(begin)

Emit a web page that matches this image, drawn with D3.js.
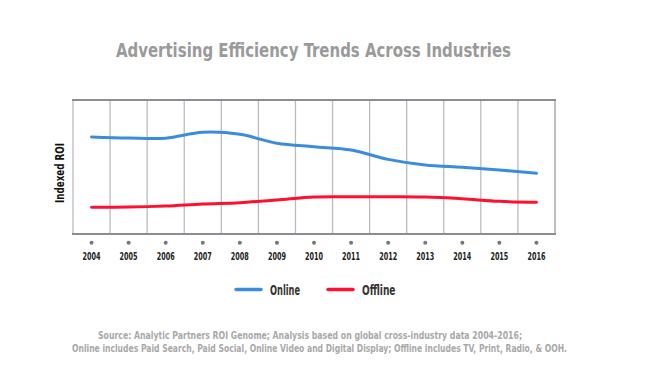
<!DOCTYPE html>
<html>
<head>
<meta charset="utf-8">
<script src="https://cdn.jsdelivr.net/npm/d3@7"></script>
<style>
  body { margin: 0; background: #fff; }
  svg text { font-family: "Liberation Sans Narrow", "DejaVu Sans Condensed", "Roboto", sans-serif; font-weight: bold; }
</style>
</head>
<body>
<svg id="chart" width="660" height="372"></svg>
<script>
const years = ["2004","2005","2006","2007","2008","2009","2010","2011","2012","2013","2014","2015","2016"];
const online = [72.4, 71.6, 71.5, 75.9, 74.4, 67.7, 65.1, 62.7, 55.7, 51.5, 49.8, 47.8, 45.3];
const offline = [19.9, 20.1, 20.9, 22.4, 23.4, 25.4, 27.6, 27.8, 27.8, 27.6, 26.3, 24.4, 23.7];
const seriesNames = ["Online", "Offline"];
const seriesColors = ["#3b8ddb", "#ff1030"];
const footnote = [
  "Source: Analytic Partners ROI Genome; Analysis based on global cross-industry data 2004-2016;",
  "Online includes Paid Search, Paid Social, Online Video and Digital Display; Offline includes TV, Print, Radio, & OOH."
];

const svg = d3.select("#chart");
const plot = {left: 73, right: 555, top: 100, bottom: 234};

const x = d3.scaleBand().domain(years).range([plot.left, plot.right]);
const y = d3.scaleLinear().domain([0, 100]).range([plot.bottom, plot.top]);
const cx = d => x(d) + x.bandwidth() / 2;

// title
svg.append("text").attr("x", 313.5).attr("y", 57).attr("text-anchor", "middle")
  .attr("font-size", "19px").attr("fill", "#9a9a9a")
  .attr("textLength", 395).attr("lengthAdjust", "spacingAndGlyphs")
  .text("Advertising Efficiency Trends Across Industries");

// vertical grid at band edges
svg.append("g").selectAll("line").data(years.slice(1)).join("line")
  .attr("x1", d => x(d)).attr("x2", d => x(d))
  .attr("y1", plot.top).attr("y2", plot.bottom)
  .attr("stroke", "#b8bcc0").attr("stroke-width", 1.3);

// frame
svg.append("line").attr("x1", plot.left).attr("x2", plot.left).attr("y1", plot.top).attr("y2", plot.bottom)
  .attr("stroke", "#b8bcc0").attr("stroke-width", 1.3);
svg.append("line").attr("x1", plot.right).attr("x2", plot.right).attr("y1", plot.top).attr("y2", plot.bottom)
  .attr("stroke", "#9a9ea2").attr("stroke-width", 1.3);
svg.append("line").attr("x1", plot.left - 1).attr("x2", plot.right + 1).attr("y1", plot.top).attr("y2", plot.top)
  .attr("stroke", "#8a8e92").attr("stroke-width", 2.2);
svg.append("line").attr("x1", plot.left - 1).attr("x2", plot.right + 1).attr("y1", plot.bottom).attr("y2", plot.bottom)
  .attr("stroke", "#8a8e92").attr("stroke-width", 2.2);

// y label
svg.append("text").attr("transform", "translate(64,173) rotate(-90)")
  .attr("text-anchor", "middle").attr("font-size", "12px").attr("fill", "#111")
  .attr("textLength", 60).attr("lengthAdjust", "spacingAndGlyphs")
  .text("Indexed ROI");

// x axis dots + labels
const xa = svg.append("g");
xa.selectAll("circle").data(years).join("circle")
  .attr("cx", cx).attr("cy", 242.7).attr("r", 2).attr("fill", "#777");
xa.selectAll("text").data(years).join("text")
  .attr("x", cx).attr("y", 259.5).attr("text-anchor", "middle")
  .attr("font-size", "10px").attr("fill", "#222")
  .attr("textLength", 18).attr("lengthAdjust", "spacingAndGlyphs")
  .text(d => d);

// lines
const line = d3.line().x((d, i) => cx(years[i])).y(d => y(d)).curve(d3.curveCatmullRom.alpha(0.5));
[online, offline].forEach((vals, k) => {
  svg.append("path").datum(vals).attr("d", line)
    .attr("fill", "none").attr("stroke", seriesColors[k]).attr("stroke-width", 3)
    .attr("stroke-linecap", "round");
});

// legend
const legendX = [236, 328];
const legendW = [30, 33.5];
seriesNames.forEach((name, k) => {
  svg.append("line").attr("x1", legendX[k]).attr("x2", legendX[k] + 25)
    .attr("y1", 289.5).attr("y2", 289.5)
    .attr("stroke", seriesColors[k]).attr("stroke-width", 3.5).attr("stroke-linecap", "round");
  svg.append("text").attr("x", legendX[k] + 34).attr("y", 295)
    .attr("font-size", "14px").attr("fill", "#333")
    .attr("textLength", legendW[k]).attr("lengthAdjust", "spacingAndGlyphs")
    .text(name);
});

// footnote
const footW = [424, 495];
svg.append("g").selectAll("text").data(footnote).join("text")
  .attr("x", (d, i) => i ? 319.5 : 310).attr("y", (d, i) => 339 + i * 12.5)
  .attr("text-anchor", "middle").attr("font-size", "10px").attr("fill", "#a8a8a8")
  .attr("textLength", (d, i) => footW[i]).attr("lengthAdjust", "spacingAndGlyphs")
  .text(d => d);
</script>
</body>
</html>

(end)

Copy out every line of the material above exactly, skipping the pictures.

§ EXERCISE SOLUTION
Emit a web page that matches this image, drawn with D3.js.
<!DOCTYPE html>
<html>
<head>
<meta charset="utf-8">
<script src="https://cdn.jsdelivr.net/npm/d3@7"></script>
<style>
  body { margin: 0; background: #fff; }
  svg text { font-family: "Liberation Sans Narrow", "DejaVu Sans Condensed", "Roboto", sans-serif; font-weight: bold; }
</style>
</head>
<body>
<svg id="chart" width="660" height="372"></svg>
<script>
const years = ["2004","2005","2006","2007","2008","2009","2010","2011","2012","2013","2014","2015","2016"];
const online = [72.4, 71.6, 71.5, 75.9, 74.4, 67.7, 65.1, 62.7, 55.7, 51.5, 49.8, 47.8, 45.3];
const offline = [19.9, 20.1, 20.9, 22.4, 23.4, 25.4, 27.6, 27.8, 27.8, 27.6, 26.3, 24.4, 23.7];
const seriesNames = ["Online", "Offline"];
const seriesColors = ["#3b8ddb", "#ff1030"];
const footnote = [
  "Source: Analytic Partners ROI Genome; Analysis based on global cross-industry data 2004-2016;",
  "Online includes Paid Search, Paid Social, Online Video and Digital Display; Offline includes TV, Print, Radio, & OOH."
];

const svg = d3.select("#chart");
const plot = {left: 73, right: 555, top: 100, bottom: 234};

const x = d3.scaleBand().domain(years).range([plot.left, plot.right]);
const y = d3.scaleLinear().domain([0, 100]).range([plot.bottom, plot.top]);
const cx = d => x(d) + x.bandwidth() / 2;

// title
svg.append("text").attr("x", 313.5).attr("y", 57).attr("text-anchor", "middle")
  .attr("font-size", "19px").attr("fill", "#9a9a9a")
  .attr("textLength", 395).attr("lengthAdjust", "spacingAndGlyphs")
  .text("Advertising Efficiency Trends Across Industries");

// vertical grid at band edges
svg.append("g").selectAll("line").data(years.slice(1)).join("line")
  .attr("x1", d => x(d)).attr("x2", d => x(d))
  .attr("y1", plot.top).attr("y2", plot.bottom)
  .attr("stroke", "#b8bcc0").attr("stroke-width", 1.3);

// frame
svg.append("line").attr("x1", plot.left).attr("x2", plot.left).attr("y1", plot.top).attr("y2", plot.bottom)
  .attr("stroke", "#b8bcc0").attr("stroke-width", 1.3);
svg.append("line").attr("x1", plot.right).attr("x2", plot.right).attr("y1", plot.top).attr("y2", plot.bottom)
  .attr("stroke", "#9a9ea2").attr("stroke-width", 1.3);
svg.append("line").attr("x1", plot.left - 1).attr("x2", plot.right + 1).attr("y1", plot.top).attr("y2", plot.top)
  .attr("stroke", "#8a8e92").attr("stroke-width", 2.2);
svg.append("line").attr("x1", plot.left - 1).attr("x2", plot.right + 1).attr("y1", plot.bottom).attr("y2", plot.bottom)
  .attr("stroke", "#8a8e92").attr("stroke-width", 2.2);

// y label
svg.append("text").attr("transform", "translate(64,173) rotate(-90)")
  .attr("text-anchor", "middle").attr("font-size", "12px").attr("fill", "#111")
  .attr("textLength", 60).attr("lengthAdjust", "spacingAndGlyphs")
  .text("Indexed ROI");

// x axis dots + labels
const xa = svg.append("g");
xa.selectAll("circle").data(years).join("circle")
  .attr("cx", cx).attr("cy", 242.7).attr("r", 2).attr("fill", "#777");
xa.selectAll("text").data(years).join("text")
  .attr("x", cx).attr("y", 259.5).attr("text-anchor", "middle")
  .attr("font-size", "10px").attr("fill", "#222")
  .attr("textLength", 18).attr("lengthAdjust", "spacingAndGlyphs")
  .text(d => d);

// lines
const line = d3.line().x((d, i) => cx(years[i])).y(d => y(d)).curve(d3.curveCatmullRom.alpha(0.5));
[online, offline].forEach((vals, k) => {
  svg.append("path").datum(vals).attr("d", line)
    .attr("fill", "none").attr("stroke", seriesColors[k]).attr("stroke-width", 3)
    .attr("stroke-linecap", "round");
});

// legend
const legendX = [236, 328];
const legendW = [30, 33.5];
seriesNames.forEach((name, k) => {
  svg.append("line").attr("x1", legendX[k]).attr("x2", legendX[k] + 25)
    .attr("y1", 289.5).attr("y2", 289.5)
    .attr("stroke", seriesColors[k]).attr("stroke-width", 3.5).attr("stroke-linecap", "round");
  svg.append("text").attr("x", legendX[k] + 34).attr("y", 295)
    .attr("font-size", "14px").attr("fill", "#333")
    .attr("textLength", legendW[k]).attr("lengthAdjust", "spacingAndGlyphs")
    .text(name);
});

// footnote
const footW = [424, 495];
svg.append("g").selectAll("text").data(footnote).join("text")
  .attr("x", (d, i) => i ? 319.5 : 310).attr("y", (d, i) => 339 + i * 12.5)
  .attr("text-anchor", "middle").attr("font-size", "10px").attr("fill", "#a8a8a8")
  .attr("textLength", (d, i) => footW[i]).attr("lengthAdjust", "spacingAndGlyphs")
  .text(d => d);
</script>
</body>
</html>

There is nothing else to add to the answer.